Milo Greene

Milo Greene is not a real person. Or at least there is nobody with that name in the band. But the success the Los Angeles quintet has seen leading up to its debut album is very real. After gaining attention with the gorgeous single “1957″ and developing a local fan base, Milo Greene caught the attention of the Civil Wars, who soon asked the band to join their nearly sold-out nationwide tour.

Ahead of their self-titled album, out today, I talked with guitarist/singer Robbie Arnett about the band’s recording process, its lack of a frontman and the importance of vibes.

Who is Milo Greene?
When we were in school, Andrew [Heringer] and I were in separate bands at the time, and we wanted to get more professional in terms of booking gigs and getting out there and having a press contact. So we created a MySpace for a company around this dude Milo Greene, and he would submit us on his behalf. When we started playing together, we were trying to figure out what we should call ourselves, and that was kind of fitting.

I’ve noticed in your live shows, with all of the instrument trading, there is no clear frontman.
Unlike the other bands we were in previously, once Milo Greene became a real project for us, we spent a lot of time talking about and contextualizing how we wanted to go about things. In the past, it was very much, “Here’s our rehearsal space,” and we would just jam, and then we would come up with a few good songs. But with this project we put in a lot of work that we hadn’t done with our other projects. We didn’t want a singular voice through the entire record. We wanted different sounds and obviously we were affected by the harmonies that came out of us. We all have really different voices, so when we started playing together the three-headed monster thing was pretty cool. We don’t really want the focus to be on us all being songwriters individually.

Do you all write your own parts?
It comes in all forms. There’s not really a specific way we go about writing. Initially I was sending lyrics to Andrew and then he would send back chords. I’ve written songs, Marlana [Sheetz] has written songs, Graham [Fink] has written songs, and we all just kind of work out parts and figure out what vocals work and what instruments.

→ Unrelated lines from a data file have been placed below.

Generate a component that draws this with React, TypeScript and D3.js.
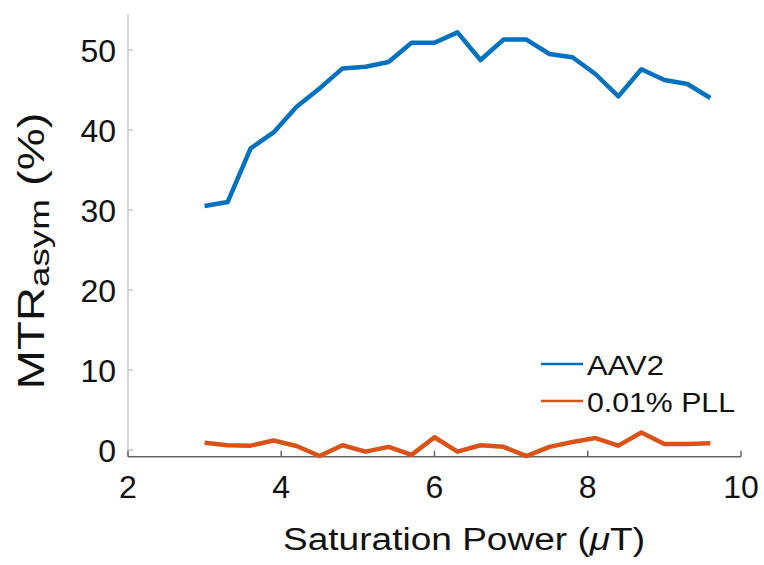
import React from "react";
import * as d3 from "d3";

const power = [3.0, 3.3, 3.6, 3.9, 4.2, 4.5, 4.8, 5.1, 5.4, 5.7, 6.0, 6.3, 6.6, 6.9, 7.2, 7.5, 7.8, 8.1, 8.4, 8.7, 9.0, 9.3, 9.6];
const aav2 = [30.5, 31.0, 37.7, 39.7, 42.9, 45.2, 47.7, 47.9, 48.5, 50.9, 50.9, 52.2, 48.75, 51.3, 51.3, 49.5, 49.1, 47.0, 44.2, 47.6, 46.25, 45.75, 44.0];
const pll = [0.9, 0.6, 0.55, 1.2, 0.5, -0.75, 0.6, -0.2, 0.4, -0.6, 1.6, -0.2, 0.6, 0.4, -0.75, 0.4, 1.0, 1.5, 0.55, 2.2, 0.75, 0.75, 0.85];
const xTicks = [2, 4, 6, 8, 10];
const yTicks = [0, 10, 20, 30, 40, 50];
const seriesNames = ["AAV2", "0.01% PLL"];
const colors = ["#0072BD", "#D95319"];

const W = 764;
const H = 565;
const font = "'Liberation Sans', Arial, Helvetica, sans-serif";
// legend label widths
const legendWidths = [77, 148];

export default function App() {
  const x = d3.scaleLinear().domain([2, 10]).range([128, 741]);
  const y = d3.scaleLinear().domain([-0.83, 54.5]).range([456.7, 14]);

  const line = d3
    .line<number>()
    .x((_, i) => x(power[i]))
    .y((d) => y(d));

  const series = [aav2, pll];

  return (
    <svg
      width={W}
      height={H}
      style={{ position: "absolute", left: 0, top: 0, background: "#fff" }}
      fontFamily={font}
    >
      {/* y axis */}
      <line x1={x(2)} x2={x(2)} y1={y.range()[0]} y2={y.range()[1]} stroke="#c8c8c8" strokeWidth={1.5} />
      {yTicks.map((t) => (
        <g key={t}>
          <line x1={x(2)} x2={x(2) + 5} y1={y(t)} y2={y(t)} stroke="#c8c8c8" strokeWidth={1.5} />
          <text x={116} y={y(t)} dy="0.36em" textAnchor="end" fontSize={32} fill="#111">
            {t}
          </text>
        </g>
      ))}

      {/* x axis */}
      <line x1={x(2)} x2={x(10)} y1={y.range()[0]} y2={y.range()[0]} stroke="#666" strokeWidth={1.5} />
      {xTicks.map((t) => (
        <g key={t}>
          <line x1={x(t)} x2={x(t)} y1={y.range()[0]} y2={y.range()[0] - 6} stroke="#666" strokeWidth={1.5} />
          <text x={x(t)} y={498} textAnchor="middle" fontSize={32} fill="#111">
            {t}
          </text>
        </g>
      ))}

      {series.map((s, i) => (
        <path
          key={i}
          d={line(s) || ""}
          fill="none"
          stroke={colors[i]}
          strokeWidth={4.5}
          strokeLinejoin="round"
        />
      ))}

      {/* legend */}
      {seriesNames.map((n, i) => (
        <g key={n}>
          <line x1={541} x2={583} y1={364 + i * 37} y2={364 + i * 37} stroke={colors[i]} strokeWidth={2.5} />
          <text
            x={587}
            y={375 + i * 37}
            fontSize={28}
            fill="#111"
            textLength={legendWidths[i]}
            lengthAdjust="spacingAndGlyphs"
          >
            {n}
          </text>
        </g>
      ))}

      {/* axis titles */}
      <text
        x={464}
        y={550}
        textAnchor="middle"
        fontSize={31}
        fill="#111"
        textLength={362}
        lengthAdjust="spacingAndGlyphs"
      >
        Saturation Power (<tspan fontStyle="italic">μ</tspan>T)
      </text>
      <text
        transform="translate(44,251) rotate(-90)"
        textAnchor="middle"
        fontSize={36}
        fill="#111"
        textLength={277}
        lengthAdjust="spacingAndGlyphs"
      >
        MTR<tspan fontSize={28} dy={5}>asym</tspan><tspan dy={-5}> (%)</tspan>
      </text>
    </svg>
  );
}
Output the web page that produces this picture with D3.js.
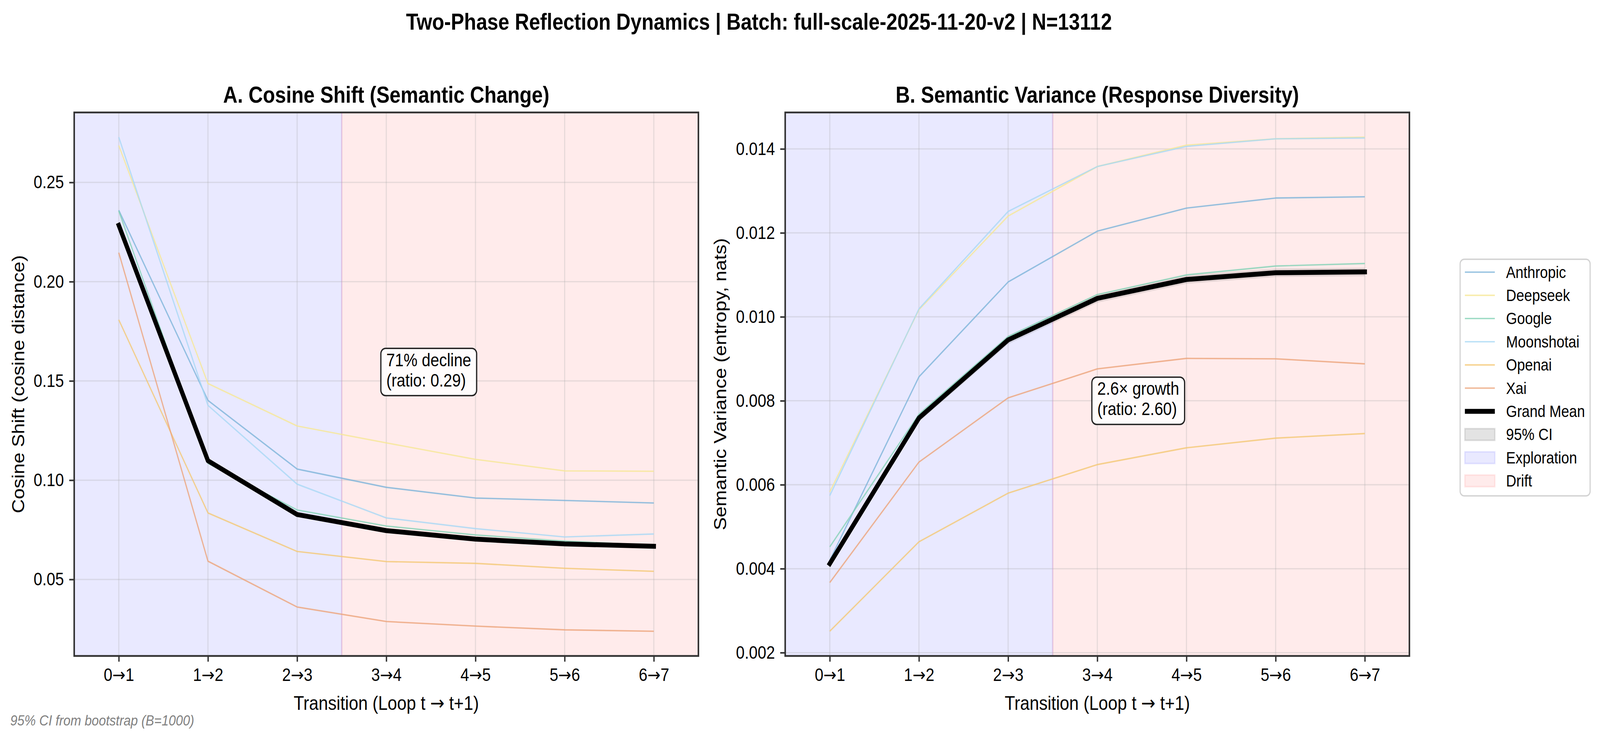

You recorded your debut album in a barn in Seattle. How did that come about?
We actually recorded the record all over California and Seattle at Bear Creek. We did a lot of recording in San Inez, right outside of Santa Barbara. We linked up with Ryan Hadlock who owns a studio in Seattle called Bear Creek, and we had kind of managed to record a lot of the stuff on our own. We went up there to Bear Creek, and it was very much our vibe, kind of tucked away and calm.

In the lyrics, there seems to be a progression of some sort of relationship. Was there a conscious decision to put the songs in this storyboard order?
I don’t think there was a formulated progression for the lyrical content on the record. We all feel emotionally connected song by song and tried to base lyrics off the tone of each song. I think as far as sculpting the record or putting the songs in an order, that we made a conscious decision of having it take you from A to B rather than just pop in singles here and there. So we put a fair amount of instrumental songs on the record, and we really wanted something that you could put on as a whole instead of song by song.

So the instrumentals were more than riffs that didn’t turn into songs?
With those instrumentals, that’s what we set out for. We weren’t like “Oh, I’ve got this cool drumbeat, but we can’t have a song, so we’ll just have the drumbeat.” We definitely wanted to have some instrumentals just to fit the mood. We’re a big vibe crew, and the mood is very important to us, and we wanted the overall feeling of the record to make sense.